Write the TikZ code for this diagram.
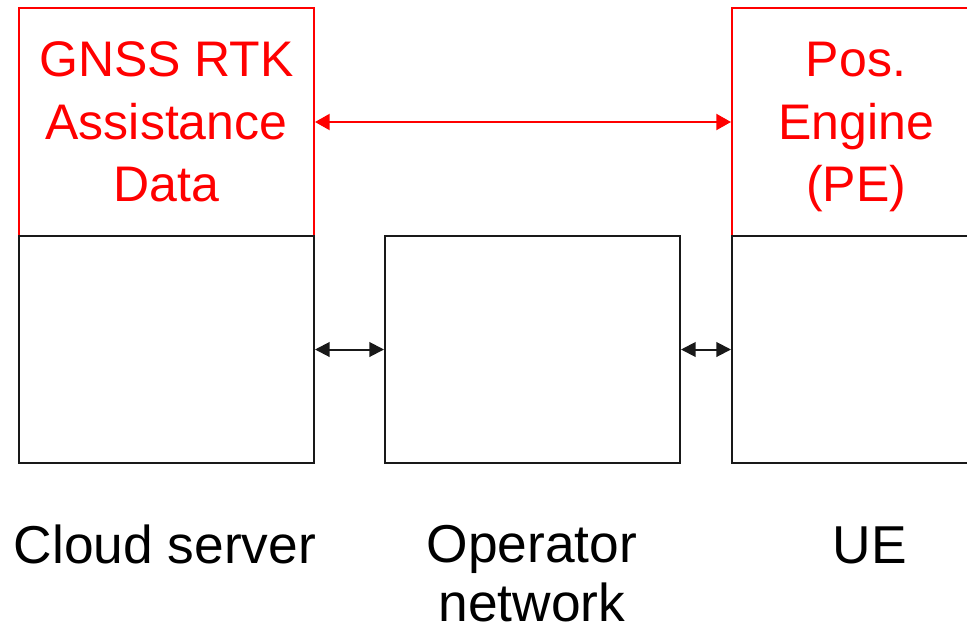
\documentclass[tikz,border=0pt]{standalone}
\usepackage{fontspec}
\setmainfont{Liberation Sans}
\usetikzlibrary{arrows.meta}
\definecolor{pered}{RGB}{255,0,0}
\begin{document}
\begin{tikzpicture}[x=0.75pt,y=-0.75pt,
  redbox/.style={draw=pered,line width=1.5pt,text=pered,inner sep=0pt,
    anchor=north west,align=center,font=\fontsize{37.5}{47}\selectfont},
  blkbox/.style={draw=black!90,line width=1.5pt,inner sep=0pt,anchor=north west},
  caption/.style={font=\fontsize{40}{44}\selectfont,align=center,anchor=base,inner sep=0pt},
  redlink/.style={pered,line width=1.5pt,
    {Triangle[length=11pt,width=12pt]}-{Triangle[length=11pt,width=12pt]}},
  blklink/.style={black!90,line width=1.5pt,
    {Triangle[length=11pt,width=11pt]}-{Triangle[length=11pt,width=11pt]}}]
  \useasboundingbox (0,0) rectangle (967,628);
  \clip (0,0) rectangle (967,628);
  % cloud server: assistance data on top, server body below
  \node[redbox,minimum width=295*0.75pt,minimum height=228*0.75pt] (gnss) at (18,7)
    {GNSS RTK\\Assistance\\Data};
  \node[blkbox,minimum width=295*0.75pt,minimum height=227*0.75pt] (cloud) at (18,235) {};
  % operator network
  \node[blkbox,minimum width=295*0.75pt,minimum height=227*0.75pt] (oper) at (384,235) {};
  % UE with its positioning engine
  \node[redbox,minimum width=248*0.75pt,minimum height=228*0.75pt] (pe) at (731,7)
    {Pos.\\Engine\\\raisebox{0pt}[\height][0pt]{(PE)}};
  \node[blkbox,minimum width=248*0.75pt,minimum height=227*0.75pt] (ue) at (731,235) {};
  % links
  \draw[redlink] (gnss.east) -- (pe.west);
  \draw[blklink] (cloud.east) -- (oper.west);
  \draw[blklink] (oper.east) -- (ue.west);
  % captions
  \node[caption] (cloudlbl) at (165,563) {Cloud server};
  \node[caption] (operlbl) at (532,621) {Operator\\network};
  \node[caption] (uelbl) at (870,563) {UE};
\end{tikzpicture}
\end{document}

■ **SET TASK**: Copy out all of the data word for word. Do not carry over any picture.

■ **TASK SOLUTION**:
Write the TikZ code for this diagram.
\documentclass[tikz,border=0pt]{standalone}
\usepackage{fontspec}
\setmainfont{Liberation Sans}
\usetikzlibrary{arrows.meta}
\definecolor{pered}{RGB}{255,0,0}
\begin{document}
\begin{tikzpicture}[x=0.75pt,y=-0.75pt,
  redbox/.style={draw=pered,line width=1.5pt,text=pered,inner sep=0pt,
    anchor=north west,align=center,font=\fontsize{37.5}{47}\selectfont},
  blkbox/.style={draw=black!90,line width=1.5pt,inner sep=0pt,anchor=north west},
  caption/.style={font=\fontsize{40}{44}\selectfont,align=center,anchor=base,inner sep=0pt},
  redlink/.style={pered,line width=1.5pt,
    {Triangle[length=11pt,width=12pt]}-{Triangle[length=11pt,width=12pt]}},
  blklink/.style={black!90,line width=1.5pt,
    {Triangle[length=11pt,width=11pt]}-{Triangle[length=11pt,width=11pt]}}]
  \useasboundingbox (0,0) rectangle (967,628);
  \clip (0,0) rectangle (967,628);
  % cloud server: assistance data on top, server body below
  \node[redbox,minimum width=295*0.75pt,minimum height=228*0.75pt] (gnss) at (18,7)
    {GNSS RTK\\Assistance\\Data};
  \node[blkbox,minimum width=295*0.75pt,minimum height=227*0.75pt] (cloud) at (18,235) {};
  % operator network
  \node[blkbox,minimum width=295*0.75pt,minimum height=227*0.75pt] (oper) at (384,235) {};
  % UE with its positioning engine
  \node[redbox,minimum width=248*0.75pt,minimum height=228*0.75pt] (pe) at (731,7)
    {Pos.\\Engine\\\raisebox{0pt}[\height][0pt]{(PE)}};
  \node[blkbox,minimum width=248*0.75pt,minimum height=227*0.75pt] (ue) at (731,235) {};
  % links
  \draw[redlink] (gnss.east) -- (pe.west);
  \draw[blklink] (cloud.east) -- (oper.west);
  \draw[blklink] (oper.east) -- (ue.west);
  % captions
  \node[caption] (cloudlbl) at (165,563) {Cloud server};
  \node[caption] (operlbl) at (532,621) {Operator\\network};
  \node[caption] (uelbl) at (870,563) {UE};
\end{tikzpicture}
\end{document}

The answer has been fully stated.